Written task = Begin with the first line of the material and write out each line exactly, ending with the line that contains "import * as". Pictures are not part of the copy.

Dataset extract =
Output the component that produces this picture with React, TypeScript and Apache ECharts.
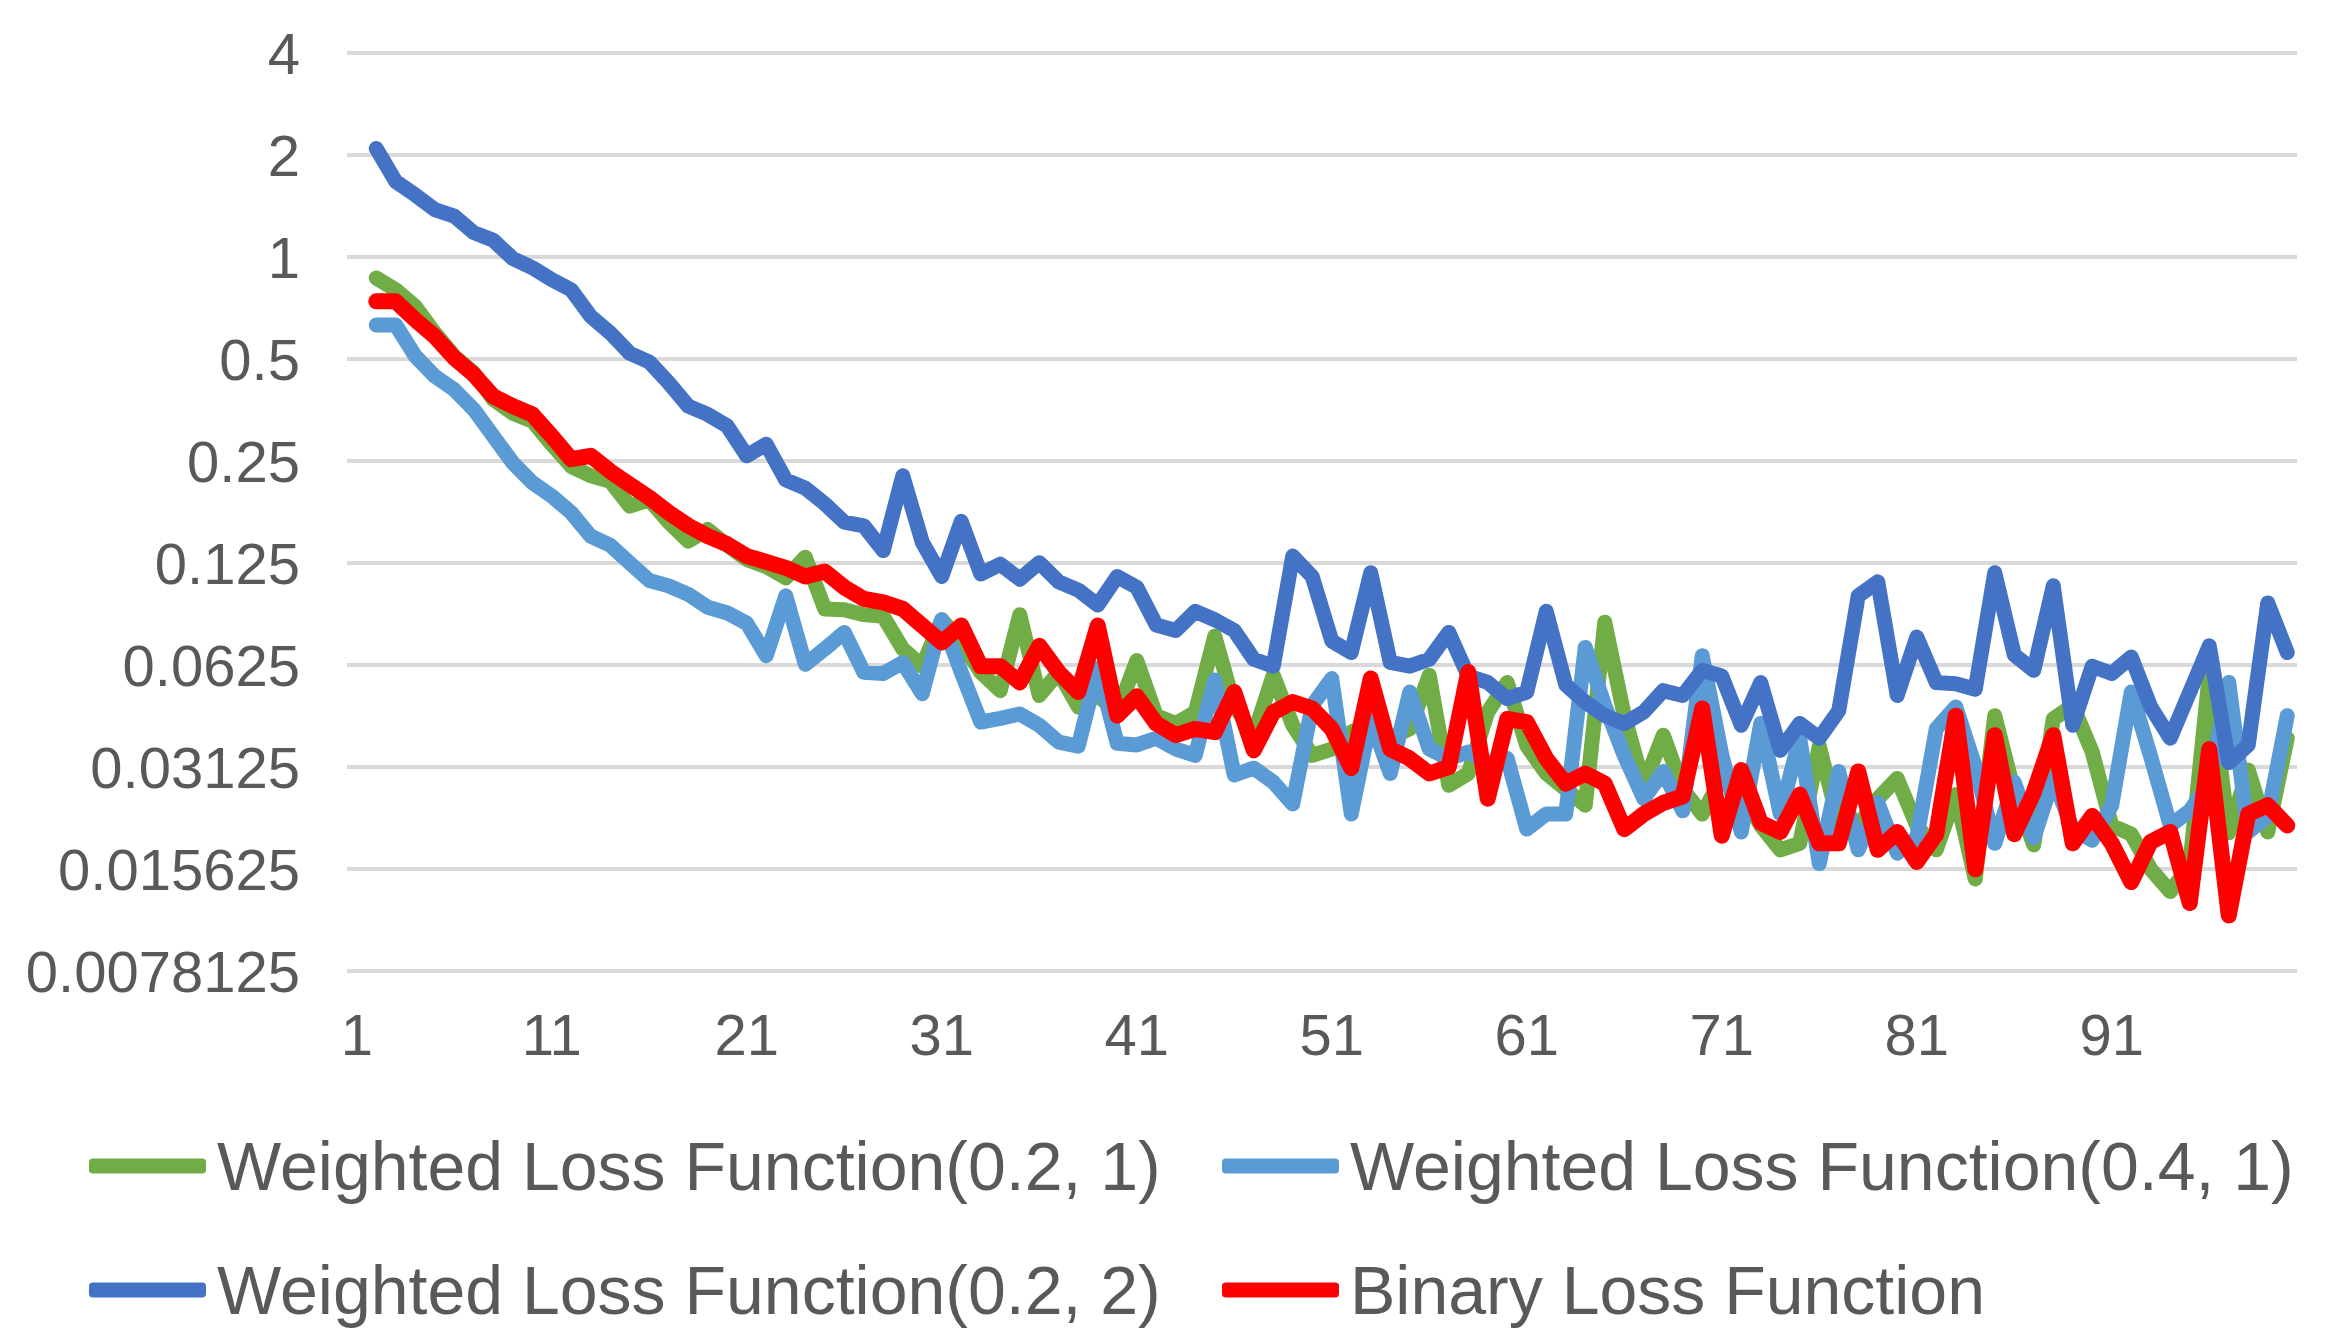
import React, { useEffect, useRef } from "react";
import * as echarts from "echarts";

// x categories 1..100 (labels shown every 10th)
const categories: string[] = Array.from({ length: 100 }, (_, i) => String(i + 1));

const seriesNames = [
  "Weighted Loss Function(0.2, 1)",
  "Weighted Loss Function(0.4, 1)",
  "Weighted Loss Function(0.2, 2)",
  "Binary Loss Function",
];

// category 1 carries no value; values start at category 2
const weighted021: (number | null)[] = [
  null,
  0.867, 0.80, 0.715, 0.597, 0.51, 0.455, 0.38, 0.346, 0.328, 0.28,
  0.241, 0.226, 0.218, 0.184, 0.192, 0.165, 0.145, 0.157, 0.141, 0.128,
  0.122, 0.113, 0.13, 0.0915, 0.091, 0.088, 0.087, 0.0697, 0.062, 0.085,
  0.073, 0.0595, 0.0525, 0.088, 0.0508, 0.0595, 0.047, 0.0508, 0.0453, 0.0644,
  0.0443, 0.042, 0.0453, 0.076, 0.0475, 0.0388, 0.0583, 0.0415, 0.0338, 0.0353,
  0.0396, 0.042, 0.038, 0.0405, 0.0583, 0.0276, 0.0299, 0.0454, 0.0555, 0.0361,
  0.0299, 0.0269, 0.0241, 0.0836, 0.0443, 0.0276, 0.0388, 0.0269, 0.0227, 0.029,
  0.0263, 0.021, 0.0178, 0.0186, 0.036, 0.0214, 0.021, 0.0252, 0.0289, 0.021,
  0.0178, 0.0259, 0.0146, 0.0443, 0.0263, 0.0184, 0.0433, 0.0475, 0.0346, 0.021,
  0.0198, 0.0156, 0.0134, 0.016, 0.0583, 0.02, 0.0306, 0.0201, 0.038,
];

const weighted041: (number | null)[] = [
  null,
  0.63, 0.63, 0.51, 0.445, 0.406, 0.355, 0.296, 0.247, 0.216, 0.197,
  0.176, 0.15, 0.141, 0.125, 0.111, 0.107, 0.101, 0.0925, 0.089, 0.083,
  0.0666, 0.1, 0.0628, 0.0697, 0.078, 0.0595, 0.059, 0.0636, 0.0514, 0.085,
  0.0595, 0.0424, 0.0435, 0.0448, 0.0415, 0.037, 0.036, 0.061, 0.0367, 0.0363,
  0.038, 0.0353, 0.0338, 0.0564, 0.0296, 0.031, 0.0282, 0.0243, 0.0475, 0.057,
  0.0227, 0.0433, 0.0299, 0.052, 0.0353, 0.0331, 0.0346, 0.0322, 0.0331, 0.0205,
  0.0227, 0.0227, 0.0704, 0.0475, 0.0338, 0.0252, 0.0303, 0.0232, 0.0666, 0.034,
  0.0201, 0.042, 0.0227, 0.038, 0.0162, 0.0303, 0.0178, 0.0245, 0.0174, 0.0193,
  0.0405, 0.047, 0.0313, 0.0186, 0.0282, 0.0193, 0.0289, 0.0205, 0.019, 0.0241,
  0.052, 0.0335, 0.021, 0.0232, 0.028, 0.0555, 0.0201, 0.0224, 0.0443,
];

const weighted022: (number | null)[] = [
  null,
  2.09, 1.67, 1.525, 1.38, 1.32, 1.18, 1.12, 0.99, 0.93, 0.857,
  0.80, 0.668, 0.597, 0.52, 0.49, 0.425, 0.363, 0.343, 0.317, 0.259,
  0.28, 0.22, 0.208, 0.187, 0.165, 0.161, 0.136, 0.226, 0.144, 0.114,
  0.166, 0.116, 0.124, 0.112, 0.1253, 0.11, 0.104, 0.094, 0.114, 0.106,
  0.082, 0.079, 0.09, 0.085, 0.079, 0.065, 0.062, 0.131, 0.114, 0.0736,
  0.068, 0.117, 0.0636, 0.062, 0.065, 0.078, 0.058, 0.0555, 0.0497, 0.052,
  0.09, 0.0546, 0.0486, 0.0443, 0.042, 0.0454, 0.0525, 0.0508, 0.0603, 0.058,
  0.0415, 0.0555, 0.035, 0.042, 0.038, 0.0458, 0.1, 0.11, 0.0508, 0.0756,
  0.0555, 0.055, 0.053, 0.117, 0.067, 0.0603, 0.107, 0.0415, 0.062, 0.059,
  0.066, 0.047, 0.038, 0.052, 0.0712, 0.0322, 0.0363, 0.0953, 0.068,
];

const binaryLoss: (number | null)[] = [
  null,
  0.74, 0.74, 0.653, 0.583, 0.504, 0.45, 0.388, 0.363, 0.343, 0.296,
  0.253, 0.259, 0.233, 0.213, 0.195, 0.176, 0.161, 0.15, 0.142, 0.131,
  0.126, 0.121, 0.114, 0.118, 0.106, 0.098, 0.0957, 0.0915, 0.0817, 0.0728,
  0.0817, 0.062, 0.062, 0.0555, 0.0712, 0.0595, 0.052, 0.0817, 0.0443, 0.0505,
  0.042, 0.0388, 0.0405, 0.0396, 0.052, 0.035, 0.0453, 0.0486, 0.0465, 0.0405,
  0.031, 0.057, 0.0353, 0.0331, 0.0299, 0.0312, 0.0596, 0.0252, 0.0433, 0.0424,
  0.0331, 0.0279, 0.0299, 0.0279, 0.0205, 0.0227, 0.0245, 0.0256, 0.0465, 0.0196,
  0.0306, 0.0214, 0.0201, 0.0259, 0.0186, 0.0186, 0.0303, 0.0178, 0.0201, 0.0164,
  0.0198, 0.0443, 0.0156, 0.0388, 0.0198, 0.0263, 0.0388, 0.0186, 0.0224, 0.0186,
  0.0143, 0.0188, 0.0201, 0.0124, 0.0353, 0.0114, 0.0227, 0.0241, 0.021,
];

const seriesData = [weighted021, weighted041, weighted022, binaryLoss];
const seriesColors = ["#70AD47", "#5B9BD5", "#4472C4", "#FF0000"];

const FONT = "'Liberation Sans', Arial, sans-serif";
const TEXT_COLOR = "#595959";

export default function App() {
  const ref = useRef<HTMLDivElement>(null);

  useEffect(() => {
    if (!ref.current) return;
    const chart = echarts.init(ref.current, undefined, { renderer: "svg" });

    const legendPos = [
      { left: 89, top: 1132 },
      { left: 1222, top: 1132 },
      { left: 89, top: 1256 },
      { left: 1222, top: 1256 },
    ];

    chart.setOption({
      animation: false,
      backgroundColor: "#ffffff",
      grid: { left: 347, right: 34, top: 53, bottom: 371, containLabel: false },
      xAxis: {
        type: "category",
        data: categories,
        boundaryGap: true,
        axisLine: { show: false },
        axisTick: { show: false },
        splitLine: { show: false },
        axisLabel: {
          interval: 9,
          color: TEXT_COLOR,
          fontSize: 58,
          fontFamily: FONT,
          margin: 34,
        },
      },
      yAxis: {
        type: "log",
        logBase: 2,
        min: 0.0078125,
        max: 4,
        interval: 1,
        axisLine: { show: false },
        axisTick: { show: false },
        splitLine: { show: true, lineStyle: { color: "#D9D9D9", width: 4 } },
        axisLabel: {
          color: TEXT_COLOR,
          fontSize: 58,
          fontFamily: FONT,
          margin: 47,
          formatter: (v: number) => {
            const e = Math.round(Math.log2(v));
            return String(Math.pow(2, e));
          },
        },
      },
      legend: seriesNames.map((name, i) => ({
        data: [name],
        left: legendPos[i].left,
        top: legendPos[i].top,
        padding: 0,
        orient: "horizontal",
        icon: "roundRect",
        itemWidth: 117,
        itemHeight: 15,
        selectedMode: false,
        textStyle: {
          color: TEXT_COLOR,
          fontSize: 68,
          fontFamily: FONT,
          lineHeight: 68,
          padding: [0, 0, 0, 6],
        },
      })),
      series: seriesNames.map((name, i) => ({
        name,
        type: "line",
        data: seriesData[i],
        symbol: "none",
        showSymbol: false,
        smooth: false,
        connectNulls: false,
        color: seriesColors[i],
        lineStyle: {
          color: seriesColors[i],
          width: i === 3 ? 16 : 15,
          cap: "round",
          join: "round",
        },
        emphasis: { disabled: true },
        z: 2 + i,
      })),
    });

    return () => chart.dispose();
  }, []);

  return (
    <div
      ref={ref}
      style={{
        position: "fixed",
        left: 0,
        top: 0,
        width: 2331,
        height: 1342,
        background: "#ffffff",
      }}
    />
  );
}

Solution to the exercise =
Output the component that produces this picture with React, TypeScript and Apache ECharts.
import React, { useEffect, useRef } from "react";
import * as echarts from "echarts";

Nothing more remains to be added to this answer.